The winner of the tournament are declared the Champion of the Mediterranean Championship 2023, while the best placed female are declared Mediterranean Women Champion 2023.

==History==
The 11th Mediterranean Chess Championship was held in 2021 in Petrovac, Montenegro, sharing the venue and the prize fund with European School Chess Individual Cup. The time controls were set at 90 minutes per player for 40 moves, plus 15 minutes until the end of the game, with increment of 40 seconds for each move, starting from move one.
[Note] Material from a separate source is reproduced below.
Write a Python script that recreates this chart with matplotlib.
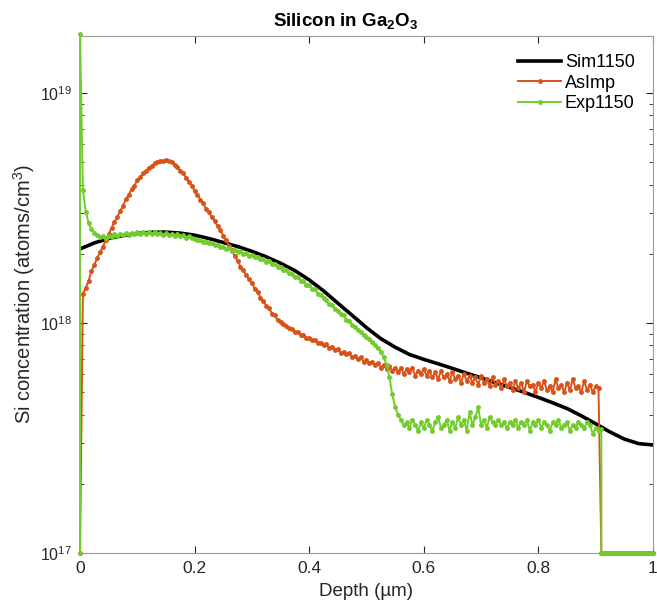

The event's total prize fund 10,500 Euros, including the Champion prize of 1,200 Euros.

In 2023, MCA partnered with the Catalan and Spanish Chess Federations, organizing the 13th Mediterranean Chess Championships 2023. The tournament was held in hotel La Terrassa in Platja d'Aro, Catalonia, from November 3 to November 11, 2023. It was played using time control of 90 minutes per player with a bonus of 30 seconds for each move played, starting from move one.

== Mediterranean Chess Champions ==

| # | Year | City | Men's Champion | Women's Champion |
|---|---|---|---|---|
| 1 | 2003 | Beirut | Spyrios Kapnisis (Greece) | Silvia Collas (France) |
| 2 | 2004 | Antalya | Mert Erdoğdu (Turkey) | Vesna Rožič (Slovenia) |
| 3 | 2005* | Kemer | Suat Atalık (Turkey) | Ekaterina Atalık (Turkey) |
| 4 | 2006* | Cannes | Suat Atalık (Turkey) | Yelena Dembo (Greece) |
| 5 | 2007 | Sousse | Darko Dorić (Croatia) | Ljilja Drljevic (Montenegro) |
| 6 | 2008* | Antalya | Ioannis Georgiadis (Greece) | Jovana Vojinovic (Montenegro) |
| 7 | 2009 | Rijeka | Ahmed Adly (Egypt) | Anna-Maria Botsari (Greece) |
| 8 | 2012* | Beirut | Jwan Bakr (Syria) | Ekaterini Pavlidou (Greece) |
| 9 | 2014 | Chania | Bassem Amin (Egypt) | Mona Khaled (Egypt) |
| 10 | 2015 | Beirut | Ahmed Adly (Egypt) | Sophie Milliet (France) |
| 11 | 2021 | Petrovac | Ivan Saric (Croatia) | Stavroula Tsolakidou (Greece) |
| 12 | 2022 | Cairo | Dimitris Alexakis (Greece) | Haritomeni Markantonaki (Greece) |
| 13 | 2023 | Platja d'Aro | Gines Esteo Pedro Antonio (Spain) | Makka Evanthia (Greece) |

- Note: Organized in the beginning of the following year.